Google is a funny old thing - probably one of the greatest assets ever when researching something but it can lead you astray. I discovered this recently when somebody offered me a rather nice looking Honda CBR400RR - a machine that I have always adored and never thought I would have. I was intrigued because I remembered many stories from way back of how these things were complete animals when it came to performance and they produced about 60 BHP or 150BHP per litre, which was pretty impressive back then.

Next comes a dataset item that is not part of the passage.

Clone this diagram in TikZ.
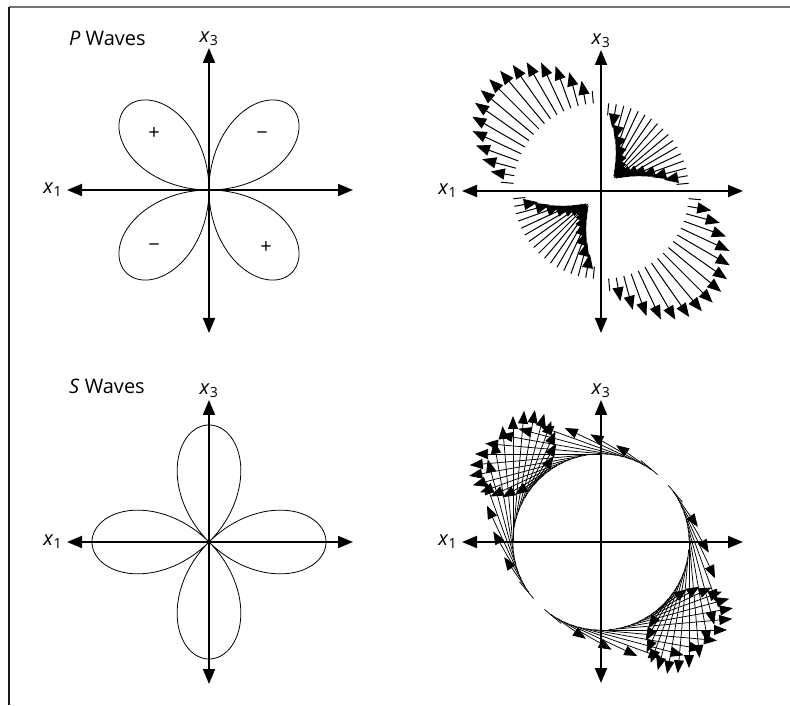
\documentclass[tikz,border=0pt]{standalone}
\usepackage{fontspec}
\setmainfont{Open Sans}
\usetikzlibrary{arrows.meta}

\tikzset{
  eje/.style={line width=1.9pt, {Triangle[length=15pt,width=12pt]}-{Triangle[length=15pt,width=12pt]}},
  lobulo/.style={line width=0.8pt},
  flecha/.style={line width=1pt, -{Triangle[length=14pt,width=11pt]}},
  trazo/.style={line width=1pt},
  flechaS/.style={line width=0.75pt, -{Triangle[length=13pt,width=10pt]}},
  trazoS/.style={line width=0.75pt},
  etiqueta/.style={font=\fontsize{20}{24}\selectfont, inner sep=1pt},
  signo/.style={font=\fontsize{20}{24}\selectfont, inner sep=0pt},
}

\begin{document}
\begin{tikzpicture}[x=1pt,y=1pt]
            \useasboundingbox (0,0) rectangle (790,705);
            % Marco
            \draw[line width=2pt,black!55] (9,698) -- (790,698);
            \draw[line width=1.6pt,black!90] (9,698) -- (9,0);
            % Ondas P: lobulos
            \begin{scope}[shift={(209,515)}]
                \draw[eje] (144,0) -- (-142,0) node (x1a) [etiqueta,left=3pt] {\textit{x}\textsubscript{1}};
                \draw[eje] (0,-143) -- (0,142) node (x3a) [etiqueta,above=0pt] {\textit{x}\textsubscript{3}};
                \draw[lobulo] plot[domain=0:360,samples=721,smooth] (\x:{117*abs(sin(2*\x))});
                \node (masA) [signo] at (-55,56) {+};
                \node (menosA) [signo] at (53,54) {−};
                \node (menosB) [signo] at (-55,-58) {−};
                \node (masB) [signo] at (57,-58) {+};
                \node (tituloP) [etiqueta,anchor=west] at (-141,152) {\textit{P} Waves};
            \end{scope}
            % Ondas P: desplazamientos
            \begin{scope}[shift={(601,514)}]
                \draw[eje] (142,0) -- (-139,0) node (x1b) [etiqueta,left=3pt] {\textit{x}\textsubscript{1}};
                \draw[eje] (0,-142) -- (0,141) node (x3b) [etiqueta,above=0pt] {\textit{x}\textsubscript{3}};
                \foreach \a in {0,5,...,355}{
                    \pgfmathsetmacro{\m}{-sin(2*\a)}
                    \pgfmathtruncatemacro{\punta}{abs(\m)>0.25}
                    \ifnum\punta=1
                        \draw[flecha] (\a:88) -- (\a:{88+70*\m});
                    \else
                        \draw[trazo] (\a:88) -- (\a:{88+70*\m});
                    \fi
                }
            \end{scope}
            % Ondas S: lobulos
            \begin{scope}[shift={(209,163)}]
                \draw[eje] (144,0) -- (-142,0) node (x1c) [etiqueta,left=3pt] {\textit{x}\textsubscript{1}};
                \draw[eje] (0,-142) -- (0,142) node (x3c) [etiqueta,above=0pt] {\textit{x}\textsubscript{3}};
                \draw[lobulo] plot[domain=0:360,samples=721,smooth] (\x:{117*abs(cos(2*\x))});
                \node (tituloS) [etiqueta,anchor=west] at (-141,156) {\textit{S} Waves};
            \end{scope}
            % Ondas S: desplazamientos
            \begin{scope}[shift={(601,163)}]
                \draw[eje] (142,0) -- (-139,0) node (x1d) [etiqueta,left=3pt] {\textit{x}\textsubscript{1}};
                \draw[eje] (0,-141) -- (0,142) node (x3d) [etiqueta,above=0pt] {\textit{x}\textsubscript{3}};
                \foreach \a in {0,5,...,355}{
                    \pgfmathsetmacro{\m}{-cos(2*\a)}
                    \pgfmathtruncatemacro{\punta}{abs(\m)>0.25}
                    \ifnum\punta=1
                        \draw[flechaS] (\a:88) -- ++({-126*\m*sin(\a)},{126*\m*cos(\a)});
                    \else
                        \draw[trazoS] (\a:88) -- ++({-126*\m*sin(\a)},{126*\m*cos(\a)});
                    \fi
                }
            \end{scope}
        \end{tikzpicture}
\end{document}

When I googled it though I kept seeing the figure of 111 MPH as a top speed, which seemed low given that a well tuned Aprilia RS125 will get fairly close to that.
A further search gave me the answer - most of these bikes were grey imports from Japan and a that time Japanese law stated that bikes had to have a restricted top speed - unrestricted bikes were capable of more. Quite a lot more. It depends who you believe as to exactly how much more but I have seen a GPS verified run of 134 MPH so I'm going with that.
The bike revs to something like 14,500, sounds absolutely incredible and handles well enough to keep up with many 1000 cc bikes in the real world of twisties and pot holes.
Before this one came along the only Honda 400 I had ever ridden was an old 400/4 that one of the lads I was in the same apprentice intake with had. I had a Kawasaki KH250 2 stroke triple at the time that felt way quicker so I was left feeling very underwhelmed by the experience. This little CBR is from a different planet, definitely one of the all time greats in my book.
The example that has ended up in my grubby little hands is almost as grubby as my little hands in some areas but it's all there and all original except for the period correct Micron end can. Being a grey import the odometer is in kilometers, in English money it's done about 25k miles. There is some damage to some of the plastics but nothing major, it needs a really good clean up, I may get the alloy wheels refurbed as they let it down a bit as they are. The engine sounds sweet enough but the petrol is old and really stinks, I think it will run even better with some fresh stuff in there. the tyres have plenty of tread on them but are probably a bit old, I have not looked for the date code yet. The fork seals need changing, hardly surprising, really. The brakes have been recently sorted with new pads back and front, the discs are good, the calipers are not sticking - quite a bonus, I usually end up rebuilding calipers on just about every bike that comes in. It will get an oil and filter change, even though he oil looks pretty much new, I just don't know how long it's been in there and it's not worth risking the engine for 20 quids worth of oil.
Some bikes are routine bread and butter that help me pay the bills, this one is a bit special to me and will most likely hang around for a good while. It can keep my lovely GPX750R commany for a while, I can't see either bike going down in value.